Provavelmente, crianças e jovens eram puxadores da vida comunitária. Uma espécie de obrigatoriedade de comunicação entre os vizinhos. Uma condição. E certamente por elas, se fechavam as ruas sob quase qualquer pretexto. Futebol, pipa, churrasco, festa junina. Havia praças, mas essas eram de todos. A rua podia ser só de alguns, uma espécie de quintal estendido. Mas só nesse pedaço de rua, 150m de paralelepípedo, de 1980 a 1990 foram 38 crianças e jovens de até 24 anos. Hoje são apenas 4 na mesma faixa etária. Todos os outros são adultos com mais de 25.

De lá para cá, muitas foram as mudanças, e algumas significativas. Podemos supor que a primeira é de ordem estatística e bastante evidente: a mudança no padrão das famílias residentes com a diminuição da quantidade de crianças e jovens. A segunda é política, ou melhor, ideológica: a crença no indivíduo. Comecemos aqui uma trajetória aventureira de análise de um quadro urbanístico e social a partir desse pedaço muito particular de rua. 150m de pequenas vidas, um dia compartilhadas.

ALGUM CONTEXTO

No início da década de 1960, a Baixada de Jacarepaguá dispunha de uma área urbanizável de 122,5 km², o que correspondia a cerca de 25% de toda área potencialmente urbanizável da cidade do Rio de Janeiro (REZENDE; LEITÃO, 2014). A ocupação da região sofreu fortes influências do Plano Piloto para Barra da Tijuca e Baixada de Jacarepaguá formulado por Lúcio Costa em 1969. Diante da valorização fundiária exorbitante da Barra da Tijuca entre 1972 e 1975 da ordem de 1903% (REZENDE; LEITÃO, 2014, apud WETTER; MASSENA, 1982), seus bairros periféricos atraíram todo tipo de empreendimento imobiliário mirando em um público de menor renda. 
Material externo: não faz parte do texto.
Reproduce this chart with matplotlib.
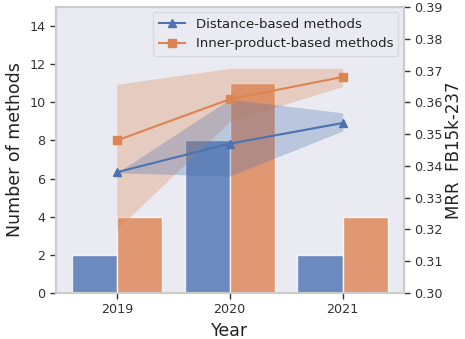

O pequeno trecho de rua da minha memória é um dos frutos desse processo. Destinado à pequena classe média, o conjunto residencial de casas unifamiliares de dois e três quartos foi rapidamente ocupado em meados da década de 1970 e início de 1980. Como muitos novos empreendimentos, especialmente em áreas de subúrbio, este foi principalmente ocupado por casais jovens com filhos. Essa composição conferiu um dinamismo à vida comunitária do conjunto residencial que não resistiu às transformações socioculturais na passagem do tempo.

Na busca por dados estatísticos que coloquem a abordagem no contexto da região, é preciso lembrar que a XVI Região Administrativa de Jacarepaguá teve sua atual configuração político-administrativa criada em 1992, no Plano Diretor Decenal do Rio de Janeiro. Por esse motivo, dados dos bairros anteriores ao censo de 2000 são difíceis de se encontrar. Ainda assim, é possível observar nos números o mesmo fenômeno.

Se por um lado a população da região como um todo crescia, nas últimas décadas o número de crianças e jovens vem diminuindo. No ano de 2000, a faixa de até 24 anos somava 42% da população estimada de toda a região administrativa de Jacarepaguá, na década seguinte esse número diminuiu para 36% e em 2020 para 27%. Na Taquara, crianças e jovens somavam 52% da população do bairro em 2000 e apenas 33% em 2010. Ao mesmo tempo, a faixa de população residente acima dos 25 anos estimada na região aumentou em 42% em duas décadas. A Taquara registrou um aumento de 21% da população nessa mesma faixa etária em dez anos. A diminuição do número de crianças e jovens e o aumento da população com mais de 25 anos pode ser considerada um fato em todo o Município do Rio de Janeiro (Tabela 1).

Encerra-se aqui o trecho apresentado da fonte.